Central Coast Mariners condemn Newcastle Jets to wooden spoon

Central Coast Mariners' Fabio Ferreira celebrates scoring against Newcastle Jets.
Central Coast Mariners' Fabio Ferreira celebrates scoring against Newcastle Jets.
Ashley Feder/Getty Images

Central Coast have taken the upper hand in the fight to avoid the A-League wooden spoon, dismantling Newcastle 2-0 to consign the sorry Jets to last.

Mariners skipper Nick Montgomery let rip a 32nd-minute screamer in Gosford on Sunday, before Fabio Ferreira doubled the lead after the break to lift their side from bottom to eighth, a point above Adelaide and the Jets.

In the context of the wooden spoon, this meeting was crucial.

Both Jets coach Mark Jones and Mariners counterpart Paul Okon are in their first seasons and battling to stay above the ladder's bottom rung just six weeks after both were a genuine shot of finals football.

Central Coast Mariners' Fabio Ferreira celebrates scoring against Newcastle Jets.
Central Coast Mariners' Fabio Ferreira celebrates scoring against Newcastle Jets.
Ashley Feder/Getty Images

Now, in a cruel twist, the Jets travel to face Sydney FC in the final round and could find themselves claiming the humiliating status on the same night the Sky Blues are presented with the Premiers' Plate.

Central Coast, perhaps desperate not to relive the horrors of last campaign's spoon, took immediate control and outplayed their visitors throughout to claim their first derby win in 911 days.

Kwabena Appiah's weaving forays yielded a couple of chances that either lacked sufficient venom or failed to connect with marksman Roy O'Donovan.

Fabio Ferreira's movement was also instructive, and it was the Portuguese attacker who initiated the interplay between O'Donovan and Connor Pain that set up Montgomery's finish.

And some finish it was -- a low, hard drive from 20 metres that evaded Jack Duncan's outstretched gloves and settled in the bottom right corner.

Newcastle's woeful defending got worse after the break when they conceded again -- their 17th goal without response -- to equal the defunct New Zealand Knights' all-time record.

O'Donovan exploded on the counter-attack and fed to Pain before a marginally onside Ferreira drew out Duncan and doubled the lead.

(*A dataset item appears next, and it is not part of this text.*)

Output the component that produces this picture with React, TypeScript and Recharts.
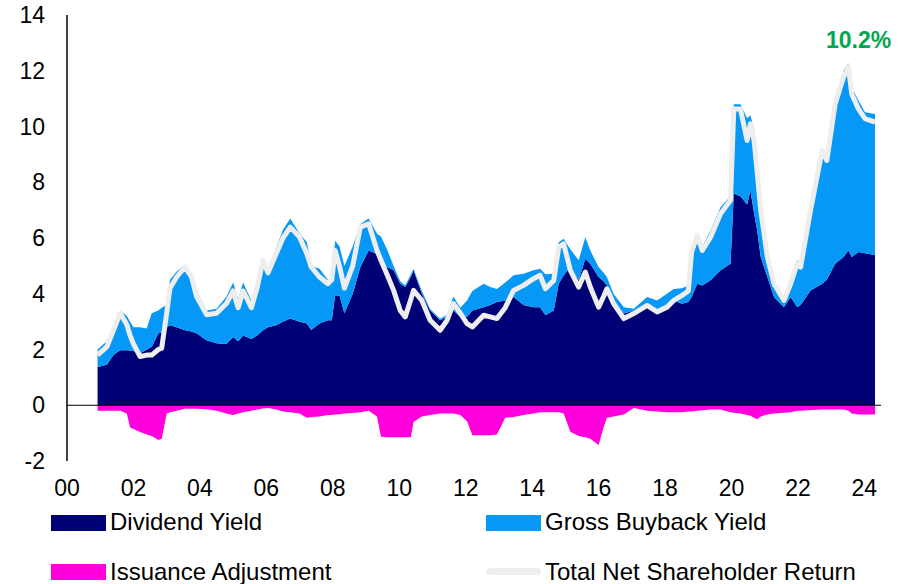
import { ComposedChart, Area, Line, XAxis, YAxis, ReferenceLine } from "recharts"

// years since 2000 at the turning points
const years = [
  0.92, 1.2, 1.4, 1.6, 1.8, 1.9, 2.0, 2.2, 2.4, 2.55, 2.75, 2.85, 3.0, 3.1, 3.3, 3.55, 3.75, 3.9,
  4.2, 4.5, 4.8, 5.0, 5.15, 5.3, 5.55, 5.72, 5.9, 6.05, 6.3, 6.5, 6.72, 7.0, 7.22, 7.35, 7.6, 7.85,
  7.97, 8.07, 8.2, 8.35, 8.6, 8.83, 9.08, 9.33, 9.45, 9.63, 9.83, 10.03, 10.18, 10.35, 10.43, 10.68,
  10.93, 11.23, 11.44, 11.63, 11.84, 12.04, 12.2, 12.54, 12.74, 12.94, 13.19, 13.44, 13.74, 14.04,
  14.24, 14.4, 14.65, 14.8, 14.95, 15.15, 15.4, 15.6, 15.75, 16.0, 16.15, 16.25, 16.45, 16.76, 17.06,
  17.46, 17.76, 18.06, 18.26, 18.51, 18.7, 18.8, 18.97, 19.12, 19.37, 19.67, 19.97, 20.07, 20.27,
  20.47, 20.57, 20.68, 20.77, 20.88, 21.08, 21.28, 21.58, 21.78, 21.98, 22.08, 22.38, 22.73, 22.87,
  23.12, 23.37, 23.52, 23.62, 23.82, 24.02, 24.32,
]

const dividendYield = [
  1.37, 1.45, 1.8, 1.97, 1.97, 1.96, 1.95, 1.86, 2.0, 2.1, 2.58, 2.6, 2.8, 2.87, 2.8, 2.69, 2.65, 2.58,
  2.33, 2.22, 2.2, 2.45, 2.3, 2.5, 2.38, 2.5, 2.69, 2.8, 2.87, 3.0, 3.11, 3.0, 2.93, 2.7, 2.93, 3.05,
  3.05, 3.94, 3.94, 3.3, 4.0, 4.96, 5.55, 5.43, 5.3, 4.96, 4.84, 4.36, 4.24, 4.6, 4.84, 4.0,
  3.4, 3.05, 3.17, 3.4, 3.17, 3.17, 3.4, 3.52, 3.6, 3.7, 3.76, 3.88, 3.6, 3.52,
  3.52, 3.23, 3.4, 4.36, 4.66, 4.96, 4.48, 5.26, 5.08, 4.6, 4.45, 4.3, 3.76, 3.29, 3.4,
  3.52, 3.4, 3.64, 3.76, 3.64, 3.7, 3.88, 4.36, 4.3, 4.48, 4.84, 5.08, 7.6, 7.5,
  7.2, 7.7, 6.9, 6.3, 5.32, 4.6, 3.88, 3.52, 3.88, 3.52, 3.6, 4.12, 4.36, 4.5,
  5.08, 5.32, 5.55, 5.32, 5.5, 5.45, 5.39,
]

const buybackYield = [
  0.63, 0.85, 1.0, 1.43, 1.23, 1.04, 0.85, 0.94, 0.75, 1.2, 0.82, 0.9, 0.8, 1.63, 2.0, 2.35, 2.05, 1.52,
  1.07, 1.24, 1.7, 1.95, 1.5, 1.9, 1.38, 2.0, 2.61, 2.0, 2.8, 3.3, 3.59, 3.16, 2.92, 2.3, 1.97, 1.45,
  1.45, 1.96, 1.76, 1.7, 1.7, 1.54, 1.15, 0.72, 0.75, 0.64, 0.16, 0.09, 0.06, 0.1, 0.06, 0.1,
  0.05, 0.05, 0.08, 0.5, 0.33, 0.59, 0.7, 0.84, 0.64, 0.47, 0.64, 0.78, 1.12, 1.32,
  1.38, 1.47, 1.32, 1.49, 1.31, 0.64, 0.72, 0.77, 0.47, 0.36, 0.3, 0.3, 0.24, 0.23, 0.06,
  0.36, 0.36, 0.36, 0.41, 0.56, 0.6, 1.82, 1.84, 1.4, 1.79, 2.26, 2.42, 3.2, 3.3,
  3.1, 2.7, 3.0, 2.5, 2.03, 0.95, 0.6, 0.36, 0.72, 1.68, 1.5, 3.08, 4.84, 4.4,
  5.85, 6.68, 6.72, 6.08, 5.43, 5.06, 5.06,
]

const issuanceAdjustment = [
  -0.2, -0.2, -0.2, -0.2, -0.3, -0.8, -0.85, -0.96, -1.05, -1.1, -1.25, -1.2, -0.3, -0.25, -0.2, -0.13, -0.13, -0.13,
  -0.14, -0.2, -0.3, -0.35, -0.3, -0.25, -0.2, -0.15, -0.12, -0.1, -0.15, -0.22, -0.25, -0.3, -0.45, -0.42, -0.4, -0.35,
  -0.35, -0.33, -0.32, -0.3, -0.28, -0.25, -0.2, -0.4, -1.13, -1.15, -1.15, -1.15, -1.15, -1.15, -0.6, -0.4,
  -0.35, -0.3, -0.3, -0.3, -0.35, -0.57, -1.08, -1.08, -1.08, -1.05, -0.45, -0.42, -0.35, -0.3,
  -0.25, -0.25, -0.25, -0.25, -0.3, -0.95, -1.1, -1.15, -1.2, -1.43, -0.8, -0.45, -0.4, -0.33, -0.1,
  -0.2, -0.22, -0.25, -0.25, -0.25, -0.22, -0.22, -0.2, -0.18, -0.15, -0.15, -0.25, -0.27, -0.3,
  -0.35, -0.38, -0.45, -0.5, -0.4, -0.33, -0.3, -0.27, -0.25, -0.2, -0.2, -0.17, -0.15, -0.15,
  -0.15, -0.15, -0.2, -0.3, -0.33, -0.33, -0.33,
]

const totalNetReturn = [
  1.8, 2.1, 2.7, 3.3, 2.9, 2.5, 2.2, 1.75, 1.8, 1.8, 2.0, 2.05, 3.3, 4.2, 4.6, 4.96, 4.6, 3.9,
  3.25, 3.3, 3.65, 4.1, 3.5, 4.1, 3.5, 4.2, 5.2, 4.75, 5.44, 6.0, 6.39, 6.03, 5.44, 4.96, 4.6, 4.36,
  4.5, 5.55, 5.0, 4.2, 5.0, 6.39, 6.51, 5.55, 5.2, 4.7, 4.12, 3.4, 3.17, 3.8, 4.12, 3.76,
  3.05, 2.69, 3.05, 3.65, 3.3, 2.93, 2.81, 3.23, 3.17, 3.11, 3.5, 4.12, 4.3, 4.54,
  4.66, 4.18, 4.48, 5.67, 5.79, 4.84, 4.24, 4.78, 4.24, 3.52, 3.9, 4.18, 3.65, 3.11, 3.29,
  3.58, 3.35, 3.52, 3.76, 3.94, 4.1, 5.5, 6.09, 5.55, 6.03, 6.87, 7.35, 10.63, 10.63,
  9.5, 10.1, 9.5, 8.4, 7.0, 5.32, 4.36, 3.76, 4.36, 5.08, 4.96, 7.0, 9.14, 8.78,
  10.81, 11.77, 12.13, 11.17, 10.63, 10.28, 10.16,
]

const xTicks = [0, 2, 4, 6, 8, 10, 12, 14, 16, 18, 20, 22, 24]
const yTicks = [-2, 0, 2, 4, 6, 8, 10, 12, 14]

const data = years.map((t, i) => ({
  t,
  dividend: dividendYield[i],
  buyback: buybackYield[i],
  issuance: issuanceAdjustment[i],
  total: totalNetReturn[i],
}))

const NAVY = "#000077"
const LIGHT_BLUE = "#0598f7"
const PINK = "#ff00dc"
const LINE_GREY = "#eeeeee"
const FONT = "'Liberation Sans', Arial, sans-serif"

const legendText = { position: "absolute" as const, fontSize: 24, lineHeight: "24px", color: "#000" }
const swatch = { position: "absolute" as const, width: 55, height: 16 }

export default function App() {
  return (
    <div style={{ position: "absolute", left: 0, top: 0, width: 906, height: 584, background: "#fff", fontFamily: FONT, overflow: "hidden" }}>
      <ComposedChart
        width={906}
        height={500}
        data={data}
        margin={{ top: 15, right: 25, left: 0, bottom: 9 }}
        style={{ fontFamily: FONT }}
      >
        <XAxis
          dataKey="t"
          type="number"
          domain={[0, 24.5]}
          ticks={xTicks}
          tickFormatter={(v) => String(v).padStart(2, "0")}
          axisLine={false}
          tickLine={false}
          tickSize={0}
          tickMargin={19}
          height={30}
          tick={{ fill: "#000", fontSize: 23 }}
          allowDataOverflow
        />
        <YAxis
          domain={[-2, 14]}
          ticks={yTicks}
          width={67}
          axisLine={{ stroke: "#000", strokeWidth: 1.5 }}
          tickLine={false}
          tickSize={0}
          tickMargin={22}
          tick={{ fill: "#000", fontSize: 23 }}
          allowDataOverflow
        />
        <Area type="linear" dataKey="issuance" fill={PINK} fillOpacity={1} stroke="none" baseValue={0} isAnimationActive={false} />
        <Area type="linear" dataKey="dividend" stackId="a" fill={NAVY} fillOpacity={1} stroke="none" isAnimationActive={false} />
        <Area type="linear" dataKey="buyback" stackId="a" fill={LIGHT_BLUE} fillOpacity={1} stroke="none" isAnimationActive={false} />
        <ReferenceLine y={0} stroke="#000" strokeWidth={1.2} />
        <Line
          type="linear"
          dataKey="total"
          stroke={LINE_GREY}
          strokeWidth={5}
          strokeLinejoin="round"
          dot={false}
          isAnimationActive={false}
        />
      </ComposedChart>

      <div style={{ position: "absolute", left: 826, top: 29, fontSize: 23, lineHeight: "23px", fontWeight: 700, color: "#00a651" }}>
        10.2%
      </div>

      <div style={{ ...swatch, left: 51, top: 515, background: NAVY }} />
      <div style={{ ...legendText, left: 110, top: 510 }}>Dividend Yield</div>
      <div style={{ ...swatch, left: 486, top: 515, background: LIGHT_BLUE }} />
      <div style={{ ...legendText, left: 545, top: 510 }}>Gross Buyback Yield</div>

      <div style={{ ...swatch, left: 51, top: 564, background: PINK }} />
      <div style={{ ...legendText, left: 110, top: 560 }}>Issuance Adjustment</div>
      <div style={{ position: "absolute", left: 486, top: 568, width: 55, height: 7, borderRadius: 4, background: LINE_GREY }} />
      <div style={{ ...legendText, left: 545, top: 560 }}>Total Net Shareholder Return</div>
    </div>
  )
}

There were moments of promise for the Jets, especially when Morten Nordstrand slipped Daniel Mullen a piercing ball he laid in front of goal, only for Storm Roux to hustle clear.

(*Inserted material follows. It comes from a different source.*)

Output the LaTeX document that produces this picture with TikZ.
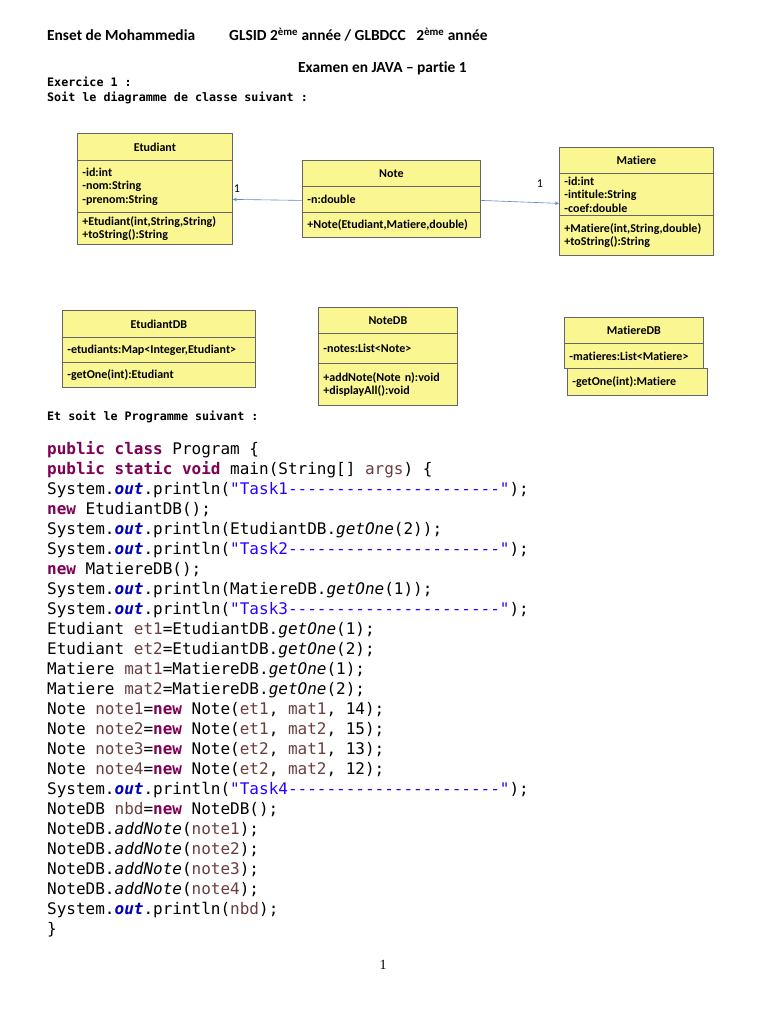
\documentclass[tikz,border=0pt]{standalone}
\usepackage{fontspec}
\setmainfont{Carlito}[Ligatures={TeX,NoCommon}]
\setmonofont{DejaVu Sans Mono}
\newfontfamily\serifpn{Liberation Serif}
\usetikzlibrary{arrows.meta}
\definecolor{umlyellow}{RGB}{250,246,145}
\definecolor{boxgray}{RGB}{100,100,105}
\definecolor{arrowblue}{RGB}{90,135,205}
\definecolor{kwcol}{RGB}{127,0,85}
\definecolor{strcol}{RGB}{42,0,255}
\definecolor{fldcol}{RGB}{0,0,192}
\definecolor{varcol}{RGB}{106,62,62}
\newcommand\jkw[1]{\textcolor{kwcol}{\bfseries #1}}
\newcommand\jstr[1]{\textcolor{strcol}{#1}}
\newcommand\jfld[1]{\textcolor{fldcol}{\bfseries\itshape #1}}
\newcommand\jvar[1]{\textcolor{varcol}{#1}}
\newcommand\jmt[1]{\textit{#1}}
\newcommand\umlfont{\bfseries\fontsize{12}{13.5}\selectfont}
\newcommand\dashes{----------------------}
\begin{document}
\begin{tikzpicture}[x=1pt,y=-1pt,
  cls/.style={draw=boxgray, fill=umlyellow, line width=0.8pt, inner xsep=5pt, inner ysep=0pt,
              font=\umlfont, anchor=north west},
  txt/.style={inner sep=0pt, anchor=base west},
  hdr/.style={txt, font=\bfseries\fontsize{15.4}{17}\selectfont},
  small/.style={txt, font=\ttfamily\bfseries\fontsize{11.7}{14}\selectfont},
  code/.style={inner sep=0pt, anchor=base west, font=\ttfamily\fontsize{16}{20}\selectfont},
  assoc/.style={draw=arrowblue, line width=0.6pt, -{Stealth[length=4pt,width=3.5pt]}},
  mult/.style={inner sep=0pt, font=\fontsize{12}{12}\selectfont}]
\fill[white] (0,0) rectangle (768,1024);
\useasboundingbox (0,0) rectangle (768,1024);

% header
\node[hdr] (h1) at (47,41) {Enset de Mohammedia};
\node[hdr] (h2) at (229,41) {GLSID 2\textsuperscript{ème} année / GLBDCC\hspace{0.7em}2\textsuperscript{ème} année};
\node[hdr] (h3) at (298,73) {Examen en JAVA – partie 1};
\node[small] (ex1) at (47,87) {Exercice 1 :};
\node[small] (ex2) at (47,102) {Soit le diagramme de classe suivant :};

% Etudiant
\node[cls, minimum width=155pt, minimum height=27pt] (etT) at (77,133) {Etudiant};
\node[cls, text width=145pt, align=left, minimum height=52pt] (etA) at (77,160) {-id:int\\-nom:String\\-prenom:String};
\node[cls, text width=145pt, align=left, minimum height=32pt] (etM) at (77,212) {+Etudiant(int,String,String)\\+toString():String};

% Note
\node[cls, minimum width=178pt, minimum height=26pt] (noT) at (302,160) {Note};
\node[cls, text width=168pt, align=left, minimum height=26pt] (noA) at (302,186) {-n:double};
\node[cls, text width=168pt, align=left, minimum height=25pt] (noM) at (302,212) {+Note(Etudiant,Matiere,double)};

% Matiere
\node[cls, minimum width=154pt, minimum height=26pt] (maT) at (559,147) {Matiere};
\node[cls, text width=144pt, align=left, minimum height=42pt] (maA) at (559,173) {-id:int\\-intitule:String\\-coef:double};
\node[cls, text width=144pt, align=left, minimum height=40pt] (maM) at (559,215) {+Matiere(int,String,double)\\+toString():String};

% associations
\draw[assoc] ([yshift=-1pt]noA.west) -- (etA.east |- noA.west);
\node[mult] (m1) at (237,189) {1};
\draw[assoc] ([yshift=-1pt]noA.east) -- ([yshift=-4pt]maA.west |- noA.east);
\node[mult] (m2) at (540,184) {1};

% EtudiantDB
\node[cls, minimum width=193pt, minimum height=27pt] (edT) at (62,310) {EtudiantDB};
\node[cls, text width=183pt, align=left, minimum height=25pt] (edA) at (62,337) {-etudiants:Map<Integer,Etudiant>};
\node[cls, text width=183pt, align=left, minimum height=25pt] (edM) at (62,362) {-getOne(int):Etudiant};

% NoteDB
\node[cls, minimum width=139pt, minimum height=26pt] (ndT) at (318,307) {NoteDB};
\node[cls, text width=129pt, align=left, minimum height=30pt] (ndA) at (318,333) {-notes:List<Note>};
\node[cls, text width=129pt, align=left, minimum height=42pt] (ndM) at (318,363) {+addNote(Note n):void\\+displayAll():void};

% MatiereDB
\node[cls, minimum width=139pt, minimum height=26pt] (mdT) at (564,317) {MatiereDB};
\node[cls, text width=129pt, align=left, minimum height=25pt] (mdA) at (564,343) {-matieres:List<Matiere>};
\node[cls, text width=130pt, align=left, minimum height=27pt] (mdM) at (567,368) {-getOne(int):Matiere};

\node[small] (et) at (47,420) {Et soit le Programme suivant :};

% code
\newcommand\cl[2]{\node[code] (c#1) at (47,{454+20*#1}) {#2};}
\cl{0}{\jkw{public} \jkw{class} Program \{}
\cl{1}{\jkw{public} \jkw{static} \jkw{void} main(String[] \jvar{args}) \{}
\cl{2}{System.\jfld{out}.println(\jstr{"Task1\dashes"});}
\cl{3}{\jkw{new} EtudiantDB();}
\cl{4}{System.\jfld{out}.println(EtudiantDB.\jmt{getOne}(2));}
\cl{5}{System.\jfld{out}.println(\jstr{"Task2\dashes"});}
\cl{6}{\jkw{new} MatiereDB();}
\cl{7}{System.\jfld{out}.println(MatiereDB.\jmt{getOne}(1));}
\cl{8}{System.\jfld{out}.println(\jstr{"Task3\dashes"});}
\cl{9}{Etudiant \jvar{et1}=EtudiantDB.\jmt{getOne}(1);}
\cl{10}{Etudiant \jvar{et2}=EtudiantDB.\jmt{getOne}(2);}
\cl{11}{Matiere \jvar{mat1}=MatiereDB.\jmt{getOne}(1);}
\cl{12}{Matiere \jvar{mat2}=MatiereDB.\jmt{getOne}(2);}
\cl{13}{Note \jvar{note1}=\jkw{new} Note(\jvar{et1}, \jvar{mat1}, 14);}
\cl{14}{Note \jvar{note2}=\jkw{new} Note(\jvar{et1}, \jvar{mat2}, 15);}
\cl{15}{Note \jvar{note3}=\jkw{new} Note(\jvar{et2}, \jvar{mat1}, 13);}
\cl{16}{Note \jvar{note4}=\jkw{new} Note(\jvar{et2}, \jvar{mat2}, 12);}
\cl{17}{System.\jfld{out}.println(\jstr{"Task4\dashes"});}
\cl{18}{NoteDB \jvar{nbd}=\jkw{new} NoteDB();}
\cl{19}{NoteDB.\jmt{addNote}(\jvar{note1});}
\cl{20}{NoteDB.\jmt{addNote}(\jvar{note2});}
\cl{21}{NoteDB.\jmt{addNote}(\jvar{note3});}
\cl{22}{NoteDB.\jmt{addNote}(\jvar{note4});}
\cl{23}{System.\jfld{out}.println(\jvar{nbd});}
\cl{24}{\}}

\node[inner sep=0pt, font=\serifpn\fontsize{14}{14}\selectfont] (pn) at (383,965) {1};
\end{tikzpicture}
\end{document}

That was reflective of the whole affair, as Hoole endured a nervy introduction before he and the Jets finally clicked into gear and rounded on their hosts in the final 15 minutes.

By then the Mariners should have been four or five up such were their chances, not to mention Okon's fury that the video assistant referee did not deem Lachlan Jackson's apparent first-half handball worthy of a retrospective penalty.